Cooperation drives survival, and even success, in rough seas.
The clever clownfish has the right idea-pick trustworthy and powerful colleagues. In one of the most amazing symbiotic relationships on the planet, the endearing clown of the reef uses its specialized skills to bargain with the normally fish-devouring sea anemone. The clownfish cleans the anemone, keeping it free of parasites and debris; meanwhile, the anemone's poisonous tentacles provide its groom with shelter and protection. The result of this unusual teamwork? Significantly improved standings for both creatures in a cutthroat, survival-of-the-fittest world.
Cooperation among professionals with differing specialties often yields the same results for advisory firms. Data from the 2003 FPA Compensation & Staffing Study, compiled and analyzed by Moss Adams LLP and sponsored by SEI Investments, reveals a clear picture of those who are truly navigating the rough market and those who are floundering to keep afloat. Moss Adams has found that ensemble firms, wherein multiple professionals collaborate to provide services, consistently outperform solos, or single professionals working in isolation. Additionally, the data unmistakably indicates that the greater the degree of specialization, the better the firm's performance. A sure measure of this success is the level of pretax income per owner. High-profit ensemble owners (the top quartile of ensembles, as measured by owner income) make, on the median, 33%, or $80,700, more than high-profit solos (the top quartile of solos). Cooperation increases the size of the pie at a faster rate than the increasing size of the partnership and staff.
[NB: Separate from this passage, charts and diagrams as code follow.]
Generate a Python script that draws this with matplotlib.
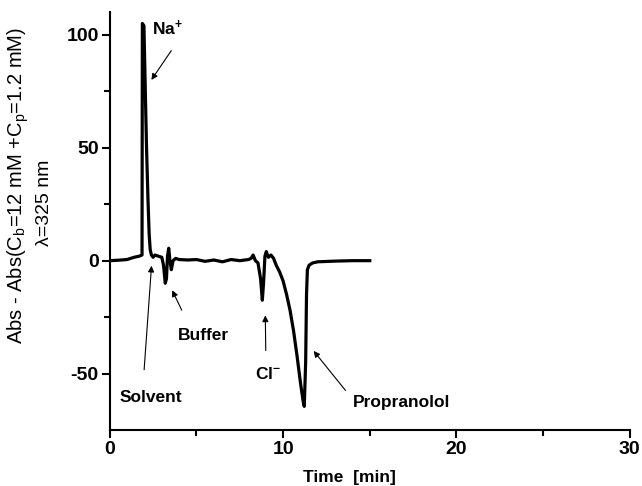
import numpy as np
import matplotlib.pyplot as plt

plt.rcParams['font.family'] = ['Liberation Sans', 'DejaVu Sans']
plt.rcParams['mathtext.fontset'] = 'custom'
plt.rcParams['mathtext.rm'] = 'Liberation Sans'
plt.rcParams['mathtext.bf'] = 'Liberation Sans:bold'
plt.rcParams['mathtext.default'] = 'regular'
plt.rcParams['axes.unicode_minus'] = False

# Electropherogram (time in min, absorbance difference)
tempo = [0, 0.5, 1.0, 1.4, 1.7, 1.86, 1.88, 1.97, 2.05, 2.12, 2.2, 2.27, 2.33, 2.4,
         2.5, 2.6, 2.8, 3.0, 3.1, 3.2, 3.27, 3.33, 3.4, 3.47, 3.55, 3.65, 3.8,
         4.0, 4.5, 5.0, 5.5, 6.0, 6.5, 7.0, 7.5, 8.0, 8.15, 8.27, 8.4, 8.55, 8.7,
         8.8, 8.87, 8.95, 9.03, 9.15, 9.3, 9.45, 9.6, 9.8, 10.0, 10.2, 10.4, 10.6,
         10.8, 11.0, 11.15, 11.22, 11.3, 11.35, 11.4, 11.5, 11.7, 12.0, 13.0, 14.0, 15.0]
segnale = [0, 0.2, 0.5, 1.5, 2.0, 2.5, 105, 104, 75, 50, 28, 12, 5, 2.5,
           1.5, 2.5, 2.0, 1.5, -2, -10, -8, 2, 5.5, 0, -4, 0, 1,
           0.5, 0.3, 0.5, -0.3, 0.3, -0.5, 0.5, 0, 0.5, 1, 2.5, 0, -1, -8,
           -17.5, -10, 2, 4, 1.5, 2.5, 1, -2, -5, -9, -15, -22, -31,
           -42, -54, -62, -64.5, -45, -15, -4, -2, -1, -0.5, -0.2, 0, 0]

# Peak labels: text, text position, arrow tip, arrow start
etichette = ['Na$^\\mathbf{+}$', 'Solvent', 'Buffer', 'Cl$^\\mathbf{-}$', 'Propranolol']
pos_testo = [(3.35, 103), (2.37, -60.5), (5.4, -33), (9.13, -50), (14.0, -63)]
pos_freccia = [(2.31, 79), (2.42, -1), (3.53, -12), (8.97, -23), (11.66, -39)]
inizio_freccia = [(3.64, 94), (1.97, -49.5), (4.22, -23), (9.0, -41), (13.7, -58.4)]

fig = plt.figure(figsize=(6.42, 4.86), dpi=100)
ax = fig.add_axes([0.171, 0.115, 0.81, 0.86])
ax.plot(tempo, segnale, color='black', lw=2.3)

for testo, pt, pf, pi in zip(etichette, pos_testo, pos_freccia, inizio_freccia):
    ha = 'left' if testo == 'Propranolol' else 'center'
    ax.text(pt[0], pt[1], testo, ha=ha, va='center', fontsize=12.5, fontweight='bold')
    ax.annotate('', xy=pf, xytext=pi,
                arrowprops=dict(arrowstyle='-|>', color='black', lw=0.8, mutation_scale=9))

ax.set_xlim(0, 30)
ax.set_ylim(-75, 110)
ax.set_xticks([0, 10, 20, 30])
ax.set_xticks([5, 15, 25], minor=True)
ax.set_yticks([-50, 0, 50, 100])
ax.set_yticks([-25, 25, 75], minor=True)
for s in ['top', 'right']:
    ax.spines[s].set_visible(False)
for s in ['left', 'bottom']:
    ax.spines[s].set_linewidth(1.5)
ax.tick_params(which='major', length=6, width=1.5, labelsize=14, pad=2)
ax.tick_params(which='minor', length=4, width=1.5)
for lab in ax.get_xticklabels() + ax.get_yticklabels():
    lab.set_fontweight('bold')

ax.set_xlabel('Time  [min]', fontsize=12.5, fontweight='bold')
ax.xaxis.set_label_coords(0.46, -0.095)
fig.text(0.029, 0.619, 'Abs - Abs(C$_b$=12 mM +C$_p$=1.2 mM)', rotation=90,
         ha='center', va='center', fontsize=14.5)
fig.text(0.069, 0.582, 'λ=325 nm', rotation=90, ha='center', va='center', fontsize=14)

plt.savefig('out.png', dpi=100)
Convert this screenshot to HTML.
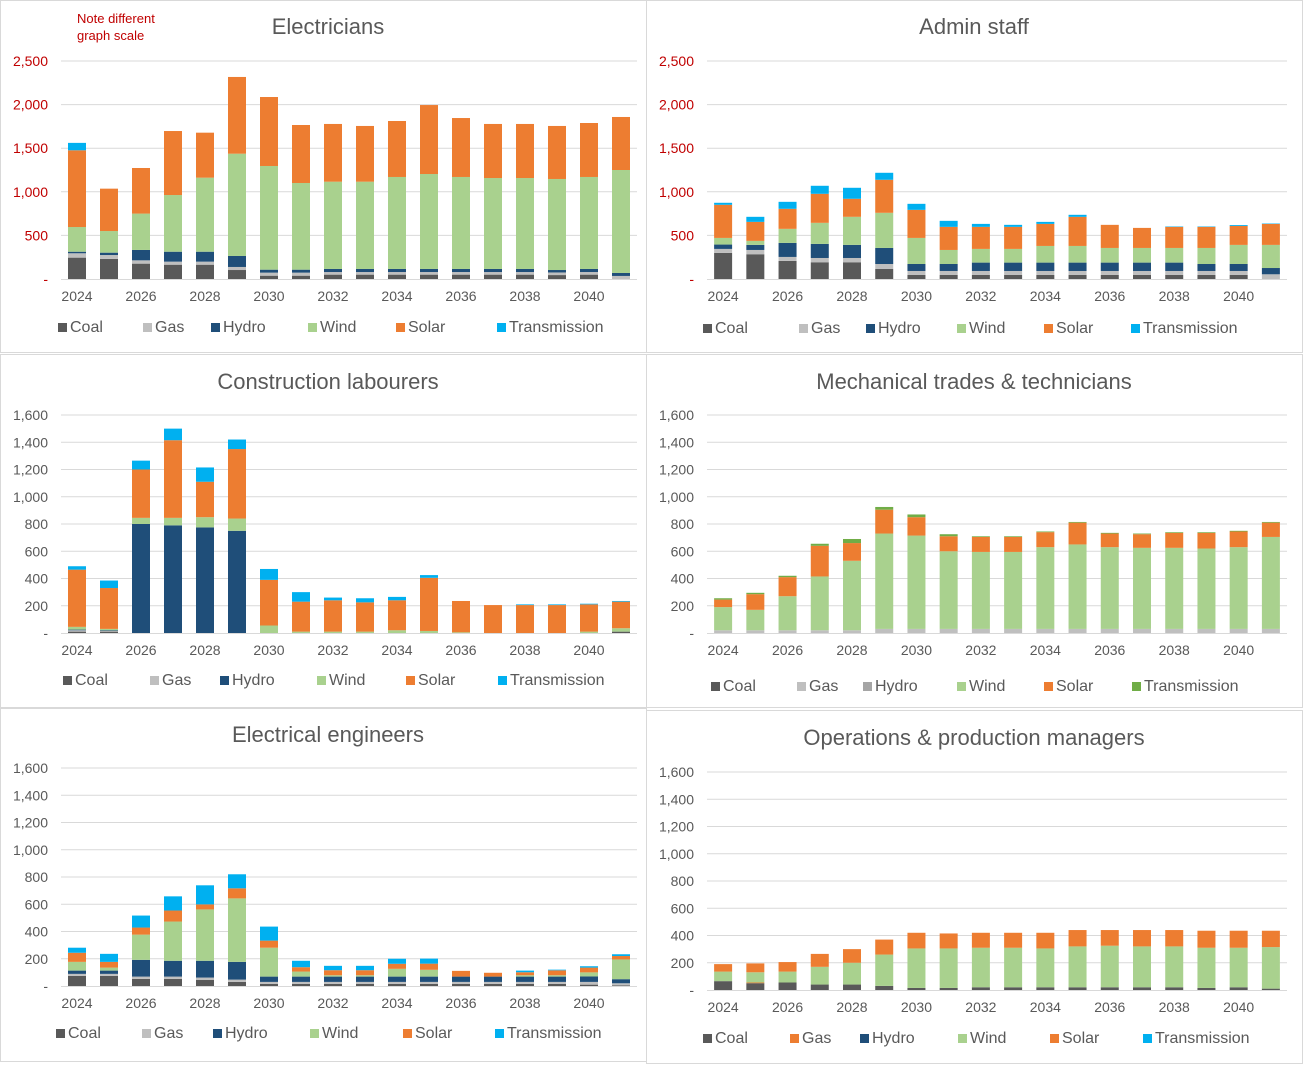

However, simply working together does not offer a complete picture of the source of this success. Just as the clownfish collaborates with an organism from a separate branch of the animal kingdom, rather than schooling with other clownfish, so advisors also optimize their chances of success when teamed with professionals of distinct talents rather than flocking with colleagues of like plumage. When asked to describe their service model, half of the survey participants said they were multi-service generalists, or professionals who individually provide an array of services including planning, investment, estate, tax, risk management, etc., to their clients. Only about one-tenth of respondents indicated that they were wealth managers, or firms with at least three professionals representing different specialties and serving clients as a team. Although nearly half of the generalists worked for an ensemble firm, they did not seem to be deriving the expected benefits thereof. The "safety in numbers" technique, where those with similar skills school together, is not as compelling or effective for advisors as the multi-skill collaboration template. The disparity in owner income between the two is dramatic. Wealth management firm owners are, on median, earning more than twice what their generalist counterparts do-a difference of almost $136,000 in 2002.
A profile of the specific characteristics for success emerges after delving deeper into the financial performance of these firms. Key aspects of top firms include:
Fewer (per professional), broader and closer client relationships
Leveragable staffing structure
Large clients ($750,000 minimum)
Higher revenues and higher profits as a result
Ensemble firm professionals in general, and wealth management professionals in particular, are able to focus their energies on a much smaller body of clients. This leaves time for more personal attention to clients and the opportunity to offer services more individualized to each client's needs. The smaller number of relationships per professional does not translate into reduced revenue potential, however. It is likely that at least two, and as many as all, professionals at a wealth management firm will have a relationship with each client-meaning that each client is generating at least two times higher fees than at a firm with more numerous but shallower relationships. In fact, ensemble and wealth management firms consistently show higher revenues per client and much higher revenues overall.